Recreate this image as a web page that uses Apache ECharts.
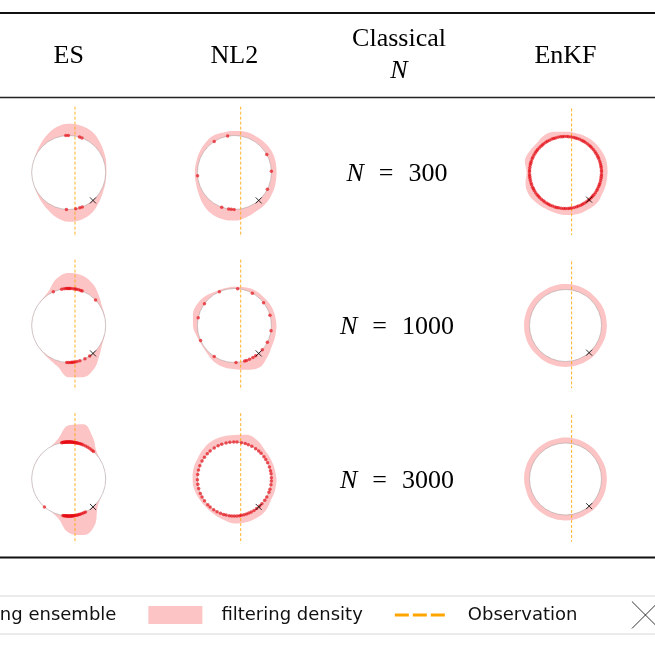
<!DOCTYPE html>
<html>
<head>
<meta charset="utf-8">
<script src="https://cdn.jsdelivr.net/npm/echarts@6/dist/echarts.min.js"></script>
<style>
  html, body { margin: 0; padding: 0; background: #fff; }
  #chart { width: 655px; height: 655px; }
</style>
</head>
<body>
<div id="chart"></div>
<script>
// table layout: columns of methods, rows of ensemble size
const columns = ['ES', 'NL2', 'EnKF']
const sampleSizes = [300, 1000, 3000]

// angles (deg, counter-clockwise from east) where the density outline is read
const densityAngles = [0, 15, 30, 45, 60, 75, 90, 105, 120, 135, 150, 165,
  180, 195, 210, 225, 240, 255, 270, 285, 300, 315, 330, 345]

// outer edge of the filtering density, in units of the circle radius
const esDensity300 = [1.02, 1.05, 1.1, 1.18, 1.27, 1.31, 1.32, 1.27, 1.17, 1.08, 1.02, 1.0,
  1.0, 1.0, 1.02, 1.07, 1.15, 1.26, 1.33, 1.32, 1.26, 1.15, 1.07, 1.03]
const esDensity1000 = [1.0, 1.01, 1.04, 1.15, 1.3, 1.4, 1.42, 1.3, 1.08, 1.01, 1.0, 1.0,
  1.0, 1.0, 1.0, 1.01, 1.05, 1.15, 1.4, 1.45, 1.36, 1.17, 1.04, 1.01]
const esDensity3000 = [1.0, 1.0, 1.0, 1.06, 1.3, 1.53, 1.45, 1.12, 1.0, 1.0, 1.0, 1.0,
  1.0, 1.0, 1.0, 1.0, 1.0, 1.1, 1.45, 1.57, 1.42, 1.1, 1.0, 1.0]
const nl2Density300 = [1.14, 1.15, 1.16, 1.15, 1.14, 1.14, 1.12, 1.12, 1.15, 1.12, 1.09, 1.07,
  1.07, 1.08, 1.12, 1.2, 1.27, 1.3, 1.3, 1.25, 1.2, 1.19, 1.17, 1.15]
const nl2Density1000 = [1.14, 1.13, 1.12, 1.1, 1.1, 1.07, 1.05, 1.04, 1.05, 1.12, 1.16, 1.16,
  1.12, 1.06, 1.03, 1.05, 1.12, 1.16, 1.18, 1.24, 1.32, 1.24, 1.16, 1.14]
const nl2Density3000 = [1.14, 1.12, 1.12, 1.14, 1.22, 1.24, 1.19, 1.19, 1.19, 1.17, 1.14, 1.14,
  1.13, 1.12, 1.09, 1.08, 1.1, 1.14, 1.2, 1.21, 1.21, 1.2, 1.14, 1.14]
const enkfDensity300 = [1.17, 1.18, 1.17, 1.16, 1.15, 1.13, 1.13, 1.17, 1.19, 1.14, 1.16, 1.17,
  1.08, 1.15, 1.19, 1.17, 1.15, 1.16, 1.18, 1.2, 1.2, 1.22, 1.18, 1.17]
const enkfDensity1000 = [1.15, 1.15, 1.15, 1.14, 1.15, 1.15, 1.15, 1.15, 1.14, 1.15, 1.15, 1.15,
  1.15, 1.15, 1.15, 1.14, 1.15, 1.15, 1.15, 1.15, 1.15, 1.15, 1.14, 1.15]
const enkfDensity3000 = [1.15, 1.15, 1.14, 1.15, 1.15, 1.15, 1.15, 1.14, 1.15, 1.15, 1.15, 1.15,
  1.15, 1.14, 1.15, 1.15, 1.15, 1.15, 1.15, 1.15, 1.14, 1.15, 1.15, 1.15]

// angles (deg) of the filtering ensemble members, all on the circle
const esPoints300 = [94.5, 90.5, 73, 69, 266.5, 281, 287.5, 291.5]
const esPoints1000 = [114.5, 101, 97, 94, 92, 90.5, 88.5, 86.8, 83, 80, 78, 74.4, 71, 68.7, 43.5,
  267, 270, 273, 275, 277, 279.5, 283, 287.5, 296, 304.5]
const esPoints3000 = [101, 99.5, 98, 97.2, 96, 95.3, 94, 93.1, 92, 91.4, 90, 89.2, 88, 87.3, 86,
  85.1, 84, 83, 81.8, 80.5, 79, 77.5, 76, 74, 72, 69.5, 67, 63, 59, 55, 51, 48,
  261, 262.5, 264, 265.2, 266, 267.4, 268, 269.3, 270, 271.2, 272, 273.5, 274, 275.1, 276,
  277.3, 278, 280, 282, 284, 286, 288, 291, 294, 297, 229]
const nl2Points300 = [123, 100.5, 29, 2, 333, 185, 250, 261, 265, 269.5]
const nl2Points1000 = [114, 85, 61, 38, 16, 352, 333, 319, 144, 168, 204, 237,
  272.5, 286, 289, 294, 300, 305]
const nl2Points3000 = [97, 91, 86, 79, 73, 68, 62, 55, 49, 44, 37, 32, 26, 19, 13, 8, 2, 357,
  351, 344, 339, 331, 325, 318, 313, 307, 302, 297, 293, 289, 285, 281, 278, 274, 270,
  266, 262, 257, 253, 248, 242, 236, 229, 224, 216, 209, 203, 195, 188, 181, 173, 166,
  159, 151, 144, 137, 131, 123, 116, 110, 103]
const enkfPoints300 = [1, 4, 8, 11, 14, 18, 22, 25, 28, 32, 35, 39, 43, 46, 49, 53, 57, 60, 63,
  67, 71, 74, 77, 81, 85, 88, 92, 95, 98, 102, 106, 109, 112, 116, 120, 123, 127, 130,
  133, 137, 141, 144, 147, 151, 155, 158, 162, 165, 168, 172, 176, 179, 183, 186, 189,
  193, 197, 200, 204, 207, 210, 214, 218, 221, 224, 228, 232, 235, 239, 242, 245, 249,
  253, 256, 259, 263, 267, 270, 274, 277, 280, 284, 288, 291, 295, 298, 301, 305, 309,
  312, 316, 319, 322, 326, 330, 333, 337, 340, 343, 347, 351, 354, 357]
const enkfPoints1000 = []
const enkfPoints3000 = []

// truth state (angle on circle) and observation (x position)
const truthAngle = 311
const obsX = 0.17
const obsSpan = [1.78, -1.74]

const densities = [
  [esDensity300, esDensity1000, esDensity3000],
  [nl2Density300, nl2Density1000, nl2Density3000],
  [enkfDensity300, enkfDensity1000, enkfDensity3000]
]
const ensembles = [
  [esPoints300, esPoints1000, esPoints3000],
  [nl2Points300, nl2Points1000, nl2Points3000],
  [enkfPoints300, enkfPoints1000, enkfPoints3000]
]

// page layout
const colX = [68.7, 234.4, 565.5]
const rowY = [172.5, 325.5, 479]
const unitPx = [37, 37, 36]
const rMax = 1.8
const pink = '#fcc4c4'
const red = 'rgba(232, 12, 20, 0.85)'
const orange = '#ffa500'
const serif = '"Liberation Serif", "DejaVu Serif", serif'
const xPath = 'path://M0,0L10,10M10,0L0,10'

const polar = []
const angleAxis = []
const radiusAxis = []
const grid = []
const xAxis = []
const yAxis = []
const series = []

let idx = 0
columns.forEach((col, c) => {
  sampleSizes.forEach((n, r) => {
    const cx = colX[c]
    const cy = rowY[r]
    const R = unitPx[c] * rMax
    polar.push({ center: [cx, cy], radius: R })
    angleAxis.push({ polarIndex: idx, type: 'value', min: 0, max: 360, startAngle: 0, clockwise: false, show: false })
    radiusAxis.push({ polarIndex: idx, type: 'value', min: 0, max: rMax, show: false })
    grid.push({ left: cx - R, top: cy - R, width: 2 * R, height: 2 * R, show: false })
    xAxis.push({ gridIndex: idx, type: 'value', min: -rMax, max: rMax, show: false })
    yAxis.push({ gridIndex: idx, type: 'value', min: -rMax, max: rMax, show: false })

    const dens = densities[c][r]
    const outline = densityAngles.map((a, k) => [dens[k], a])
    outline.push([dens[0], 360])

    series.push({
      name: 'filtering density',
      type: 'line',
      coordinateSystem: 'polar',
      polarIndex: idx,
      data: outline,
      smooth: 0.4,
      symbol: 'none',
      color: pink,
      lineStyle: { width: 0 },
      areaStyle: { color: pink, opacity: 1 },
      silent: true,
      z: 1
    })
    series.push({
      type: 'custom',
      coordinateSystem: 'polar',
      polarIndex: idx,
      data: [[1, 0]],
      silent: true,
      z: 2,
      renderItem: function (params, api) {
        const c0 = api.coord([0, 0])
        const c1 = api.coord([api.value(0), 0])
        return {
          type: 'circle',
          shape: { cx: c0[0], cy: c0[1], r: Math.hypot(c1[0] - c0[0], c1[1] - c0[1]) },
          style: { fill: '#fff', stroke: 'rgba(150,140,140,0.55)', lineWidth: 0.8 }
        }
      }
    })
    series.push({
      name: 'Observation',
      type: 'line',
      xAxisIndex: idx,
      yAxisIndex: idx,
      data: [[obsX, obsSpan[0]], [obsX, obsSpan[1]]],
      symbol: 'none',
      color: orange,
      lineStyle: { color: orange, width: 1, type: [3, 2], opacity: 0.85 },
      silent: true,
      z: 3
    })
    series.push({
      name: 'filtering ensemble',
      type: 'scatter',
      coordinateSystem: 'polar',
      polarIndex: idx,
      data: ensembles[c][r].map(a => [1, a]),
      symbolSize: 3.5,
      itemStyle: { color: red },
      silent: true,
      z: 4
    })
    series.push({
      name: 'truth',
      type: 'scatter',
      coordinateSystem: 'polar',
      polarIndex: idx,
      data: [[1, truthAngle]],
      symbol: xPath,
      symbolSize: 6,
      itemStyle: { color: 'transparent', borderColor: '#000', borderWidth: 1 },
      silent: true,
      z: 5
    })
    idx++
  })
})

const graphic = [
  { type: 'line', shape: { x1: 0, y1: 13, x2: 655, y2: 13 }, style: { stroke: '#111', lineWidth: 2 } },
  { type: 'line', shape: { x1: 0, y1: 97.5, x2: 655, y2: 97.5 }, style: { stroke: '#222', lineWidth: 1.5 } },
  { type: 'line', shape: { x1: 0, y1: 557.5, x2: 655, y2: 557.5 }, style: { stroke: '#111', lineWidth: 2 } }
]
const headerX = { ES: colX[0], NL2: colX[1], EnKF: colX[2] }
columns.forEach(col => {
  graphic.push({
    type: 'text', x: headerX[col], y: 56,
    style: { text: col, fontFamily: serif, fontSize: 26, fill: '#000', align: 'center', verticalAlign: 'middle' }
  })
})
graphic.push({
  type: 'text', x: 399, y: 39,
  style: { text: 'Classical', fontFamily: serif, fontSize: 26, fill: '#000', align: 'center', verticalAlign: 'middle' }
})
graphic.push({
  type: 'text', x: 399, y: 71,
  style: { text: 'N', fontFamily: serif, fontStyle: 'italic', fontSize: 26, fill: '#000', align: 'center', verticalAlign: 'middle' }
})
sampleSizes.forEach((n, r) => {
  graphic.push({
    type: 'text', x: 397, y: rowY[r] + 2,
    style: {
      text: '{n|N}{e|=}{d|' + n + '}',
      align: 'center',
      verticalAlign: 'middle',
      rich: {
        n: { fontFamily: serif, fontSize: 26, fontStyle: 'italic', fill: '#000' },
        e: { fontFamily: serif, fontSize: 26, fill: '#000', padding: [0, 15, 0, 15] },
        d: { fontFamily: serif, fontSize: 26, fill: '#000' }
      }
    }
  })
})

const option = {
  animation: false,
  backgroundColor: '#fff',
  legend: {
    left: -130,
    top: 596,
    width: 1300,
    padding: [5, 10],
    itemWidth: 68,
    itemHeight: 27,
    itemGap: 32,
    selectedMode: false,
    borderColor: '#d6d6d6',
    borderWidth: 1,
    borderRadius: 4,
    backgroundColor: '#fff',
    textStyle: { fontFamily: '"DejaVu Sans"', fontSize: 18, color: '#111' },
    data: [
      { name: 'filtering ensemble', icon: 'path://M27,10a3.5,3.5 0 1,0 0.01,0zM0,0M68,27', itemStyle: { color: red, borderWidth: 0 } },
      { name: 'filtering density', icon: 'path://M0,0M0,4.5L54,4.5L54,22.5L0,22.5ZM68,27', itemStyle: { color: pink, borderWidth: 0 } },
      { name: 'Observation', icon: 'path://M0,12h14v3h-14zM18,12h14v3h-14zM36,12h14v3h-14zM0,0M68,27', itemStyle: { color: orange, borderWidth: 0 } },
      { name: 'truth', icon: 'path://M0,0M22,0L49,27M49,0L22,27M68,27', itemStyle: { color: 'transparent', borderColor: '#000', borderWidth: 1 } }
    ]
  },
  polar,
  angleAxis,
  radiusAxis,
  grid,
  xAxis,
  yAxis,
  series,
  graphic
}

const chart = echarts.init(document.getElementById('chart'))
chart.setOption(option)
</script>
</body>
</html>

* **What the exercise asks**
Extract, word for word, each line from the top of the data down to and including the line with "const sampleSizes = [300, 1000, 3000]"; skip the pictures.

* **Output of the task**
Recreate this image as a web page that uses Apache ECharts.
<!DOCTYPE html>
<html>
<head>
<meta charset="utf-8">
<script src="https://cdn.jsdelivr.net/npm/echarts@6/dist/echarts.min.js"></script>
<style>
  html, body { margin: 0; padding: 0; background: #fff; }
  #chart { width: 655px; height: 655px; }
</style>
</head>
<body>
<div id="chart"></div>
<script>
// table layout: columns of methods, rows of ensemble size
const columns = ['ES', 'NL2', 'EnKF']
const sampleSizes = [300, 1000, 3000]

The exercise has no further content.